296. «Да, но все же есть нечто, сопровождающее мой крик боли. И именно из-за него я и кричу. И оно очень важное – и жуткое». – Только кому мы сообщаем об этом? И по какому поводу?
297. Конечно, если вода кипит в горшке, пар выходит из горшка, и нарисованный пар выходит из нарисованного горшка. Но кто будет настаивать, что в нарисованном горшке должно что-то вариться?
298. Самого факта, что мы хотели бы сказать: «Это важно», в отношении личного ощущения, достаточно, чтобы показать, насколько мы склонны произносить то, что ничего не сообщает.
299. Будучи не способны – когда мы предаемся философским размышлениям – сказать то-то и то-то; испытывая непреодолимую склонность это сказать, – разве мы тем самым не принуждаем себя предполагать нечто, наделять себя непосредственным восприятием или знанием положения дел?
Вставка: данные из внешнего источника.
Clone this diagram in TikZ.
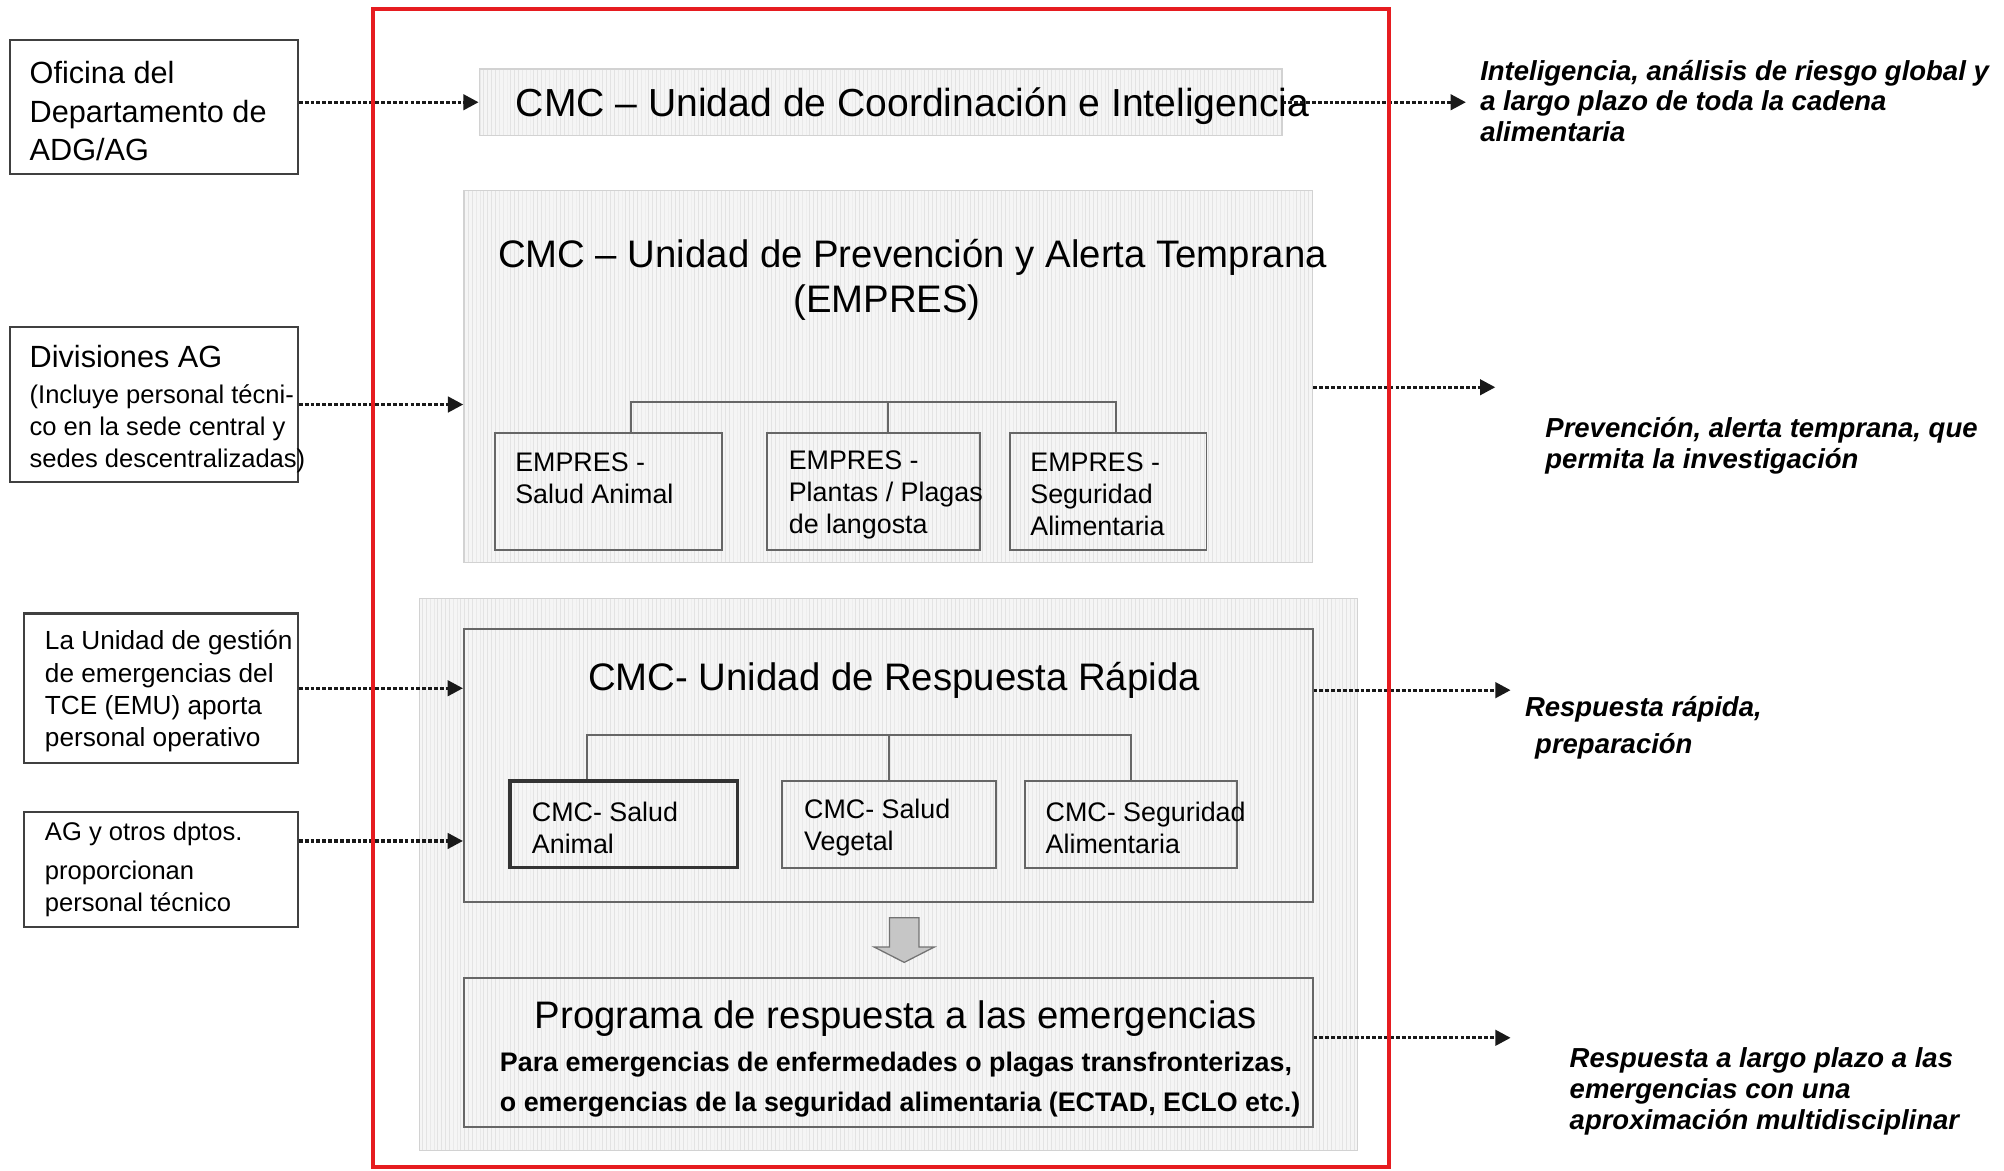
\documentclass[tikz,border=0pt]{standalone}
\usepackage{fontspec}
\setmainfont{Liberation Sans}
\usetikzlibrary{arrows.meta,calc,patterns}
\definecolor{framered}{RGB}{230,28,32}
\tikzset{
  >={Triangle[length=12pt,width=12pt]},
  srcbox/.style={draw=black!75,line width=1.6pt,fill=white,inner sep=0pt},
  stripe/.style={preaction={fill=gray!8},pattern=vertical lines,pattern color=gray!22,inner sep=0pt},
  panel/.style={stripe,draw=gray!35,line width=1pt},
  unitbox/.style={stripe,draw=black!60,line width=1.5pt},
  txt/.style={inner sep=0pt,align=left,anchor=west},
  subtxt/.style={txt,font=\fontsize{21}{25}\selectfont},
  head/.style={inner sep=0pt,font=\fontsize{30}{36}\selectfont},
  note/.style={txt,font=\fontsize{21.5}{24}\selectfont\bfseries\itshape},
  flow/.style={->,line width=2.6pt,dash pattern=on 3pt off 1.6pt,draw=black!90},
  treeline/.style={draw=black!60,line width=1.5pt},
  cmcframe/.style={draw=framered,line width=3pt,inner sep=0pt}
}

\begin{document}
\begin{tikzpicture}[x=1pt,y=-1pt]
  \useasboundingbox (0,0) rectangle (1568,916);

  %--- Coordination unit ------------------------------------------------------
  \node[panel,minimum width=628,minimum height=52] (coord) at (689,80) {};
  \node[head,font=\fontsize{30.6}{36}\selectfont] (coordT) at (714,83) {CMC – Unidad de Coordinación e Inteligencia};

  %--- Prevention unit (EMPRES) -----------------------------------------------
  \node[panel,minimum width=664,minimum height=291] (empres) at (695,294.5) {};
  \node[head] (empresT) at (714,201) {CMC – Unidad de Prevención y Alerta Temprana};
  \node[head] (empresT2) at (694,237) {(EMPRES)};

  \node[unitbox,minimum width=178,minimum height=91] (ea) at (476,384.5) {};
  \node[unitbox,minimum width=167,minimum height=91] (ep) at (683.5,384.5) {};
  \node[unitbox,minimum width=154,minimum height=91] (es) at (867,384.5) {};
  \node[subtxt] (eaT) at (403,374.5) {EMPRES -\\Salud Animal};
  \node[subtxt] (epT) at (617,387) {EMPRES -\\Plantas / Plagas\\de langosta};
  \node[subtxt] (esT) at (806,387) {EMPRES -\\Seguridad\\Alimentaria};

  \draw[treeline] ($(ea.north)+(18,0)$) |- ($(es.north)+(6,-24)$) -- ($(es.north)+(6,0)$);
  \draw[treeline] ($(ep.north)+(11.5,0)$) -- ++(0,-24);

  %--- Rapid response unit ----------------------------------------------------
  \node[panel,minimum width=734,minimum height=432] (resp) at (695,684) {};
  \node[unitbox,minimum width=664,minimum height=214] (rapid) at (695,599) {};
  \node[head] (rapidT) at (699.5,532) {CMC- Unidad de Respuesta Rápida};

  \node[unitbox,minimum width=178,minimum height=68,line width=2.5pt,draw=black!80] (ra) at (488,645) {};
  \node[unitbox,minimum width=167,minimum height=68] (rv) at (695.5,645) {};
  \node[unitbox,minimum width=166,minimum height=68] (rs) at (885,645) {};
  \node[subtxt] (raT) at (416,647.5) {CMC- Salud\\Animal};
  \node[subtxt] (rvT) at (629,647.5) {CMC- Salud\\Vegetal};
  \node[subtxt] (rsT) at (818,647.5) {CMC- Seguridad\\Alimentaria};

  \draw[treeline] ($(ra.north)+(-29,0)$) |- ($(rs.north)+(0,-35)$) -- (rs.north);
  \draw[treeline] (rv.north) -- ++(0,-35);

  % block arrow down
  \draw[fill=gray!45,draw=black!55,line width=1pt]
    (696,718) -- (719,718) -- (719,741) -- (731,741) -- (707.5,753)
    -- (684,741) -- (696,741) -- cycle;

  \node[unitbox,minimum width=664,minimum height=117] (prog) at (695,823.5) {};
  \node[head] (progT) at (701,797) {Programa de respuesta a las emergencias};
  \node[txt,font=\fontsize{21}{31}\selectfont\bfseries] (progB) at (391,848.5)
    {Para emergencias de enfermedades o plagas transfronterizas,\\o emergencias de la seguridad alimentaria (ECTAD, ECLO etc.)};

  %--- Left: contributing offices ---------------------------------------------
  \node[srcbox,minimum width=225,minimum height=105] (ofi) at (120.5,83.5) {};
  \node[txt,font=\fontsize{24}{30}\selectfont] (ofiT) at (23,87) {Oficina del\\Departamento de\\ADG/AG};

  \node[srcbox,minimum width=225,minimum height=121] (div) at (120.5,316.5) {};
  \node[txt,font=\fontsize{20}{25}\selectfont] (divT) at (23,320)
    {{\fontsize{24}{29}\selectfont Divisiones AG}\\[3pt](Incluye personal técni-\\co en la sede central y\\sedes descentralizadas)};

  \node[srcbox,minimum width=214,minimum height=117] (emu) at (126,538.5) {};
  \node[txt,font=\fontsize{20.5}{25.3}\selectfont] (emuT) at (35,541)
    {La Unidad de gestión\\de emergencias del\\TCE (EMU) aporta\\personal operativo};

  \node[srcbox,minimum width=214,minimum height=90] (agd) at (126,680) {};
  \node[txt,font=\fontsize{20}{24.5}\selectfont] (agdT) at (35,680)
    {AG y otros dptos.\\[6.5pt]proporcionan\\personal técnico};

  \draw[flow] (ofi.east |- coord.west) -- (coord.west);
  \draw[flow] (div.east) -- (div.east -| empres.west);
  \draw[flow] (emu.east) -- (emu.east -| rapid.west);
  \draw[flow] ($(agd.east)+(0,-22)$) -- ($(agd.east -| rapid.west)+(0,-22)$);

  %--- Right: outputs ---------------------------------------------------------
  \coordinate (o1) at (1147,80);
  \coordinate (o2) at (1170,303);
  \coordinate (o3) at (1182,540);
  \coordinate (o4) at (1182,812);
  \draw[flow] (coord.east) -- (o1);
  \draw[flow] (empres.east |- o2) -- (o2);
  \draw[flow] (rapid.east |- o3) -- (o3);
  \draw[flow] (prog.east |- o4) -- (o4);

  \node[note] (n1) at (1158,79) {Inteligencia, análisis de riesgo global y\\a largo plazo de toda la cadena\\alimentaria};
  \node[note] (n2) at (1209,349) {Prevención, alerta temprana, que\\permita la investigación};
  \node[note,font=\fontsize{21.5}{29}\selectfont\bfseries\itshape] (n3) at (1193,569.5) {Respuesta rápida,\\\hspace*{8pt}preparación};
  \node[note] (n4) at (1228,854) {Respuesta a largo plazo a las\\emergencias con una\\aproximación multidisciplinar};

  %--- CMC frame --------------------------------------------------------------
  \node[cmcframe,minimum width=795,minimum height=906] (cmc) at (689.5,460) {};
\end{tikzpicture}
\end{document}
300. Это – мы хотели бы сказать – не просто картина поведения, играющая роль в языковой игре со словами «ему больно», но еще и картина боли. Или: не просто парадигма поведения, но и парадигма боли. – Нелепо утверждать: «Картина боли вступает в языковую игру со словом «боль». Образ боли не есть картина, и этот образ невозможно заменить в данной языковой игре чем- либо, что мы называем картиной. – Образ боли, безусловно, вступает в языковую игру в некотором смысле; но не как картина.
301. Образ не есть картина, но картина может ему соответствовать.
302. Если нужно вообразить чью-то боль на основе собственной, это весьма непросто: ведь придется вообразить боль, которой я не испытываю, по подобию боли, которая мне знакома. То есть я должен сделать следующее: не просто осуществить в воображении перенос из одного места боли в другое. Как от боли в запястье к боли в плече. Ибо мне не нужно воображать, что я чувствую боль в некоторой области его тела. (Это также возможно.) Болевое поведение может указывать на больное место – но субъектом боли является человек, который ее выражает.
303. «Я могу лишь верить, что кому-то еще больно, но о себе я это знаю». – Да, можно решить, что скажешь: «Я верю, что ему больно» вместо «Ему больно». Но и все. Что здесь выглядит объяснением или высказыванием об умственном процессе, на самом деле есть замена одного выражения на другое, которое, пока мы философствуем, кажется нам более подходящим.
Только попытайся – в реальности – усомниться в чьем- либо страхе или боли.
304. «Но ты, конечно, признаешь, что болевое поведение, сопровождаемое болью, отличается от такового без боли?» – Признать это? Да разве существует большее различие? – «И все же ты снова и снова делаешь вывод, что само ощущение – ничто?» – Нисколько. Оно не есть нечто и не есть ничто! Вывод в том, что ничто здесь играет ту же роль, что и нечто, о котором ничего нельзя сказать. Мы лишь отвергаем грамматику, которая пытается навязать себя.
Парадокс исчезает, только если мы радикально преодолеваем представление о языке, который всегда функционирует единственным способом, всегда служит той же самой цели: передавать мысли – будь то о домах, боли, добре и зле или чем угодно еще.
305. «Но ты, конечно, не можешь отрицать, например, что при запоминании, имеет место внутренний процесс». – А откуда возникает впечатление, будто мы намерены что- то отрицать? Когда говорят: «Тем не менее внутренний процесс имеет место здесь», к этому хочется прибавить: «В конце концов ты его наблюдаешь». И именно этот внутренний процесс называют «запоминанием». – Впечатление, будто мы намеревались что-либо отрицать, возникает вследствие нашего сопротивления картине «внутреннего процесса». Мы отрицаем, собственно, то, что картина внутреннего процесса дает правильное представление об употреблении слова «запоминать». Мы говорим, что эта картина и ее влияние мешают нам видеть употребление слова, как оно употребляется в реальности.
306. Почему я должен отрицать наличие психических процессов? Но выражение: «Во мне только что имел место психический процесс запоминания…» означает не что иное, как: «Я только что вспомнил…» Отрицать психический процесс означало бы отрицать запоминание; отрицать, что мы вообще в состоянии что-либо запоминать.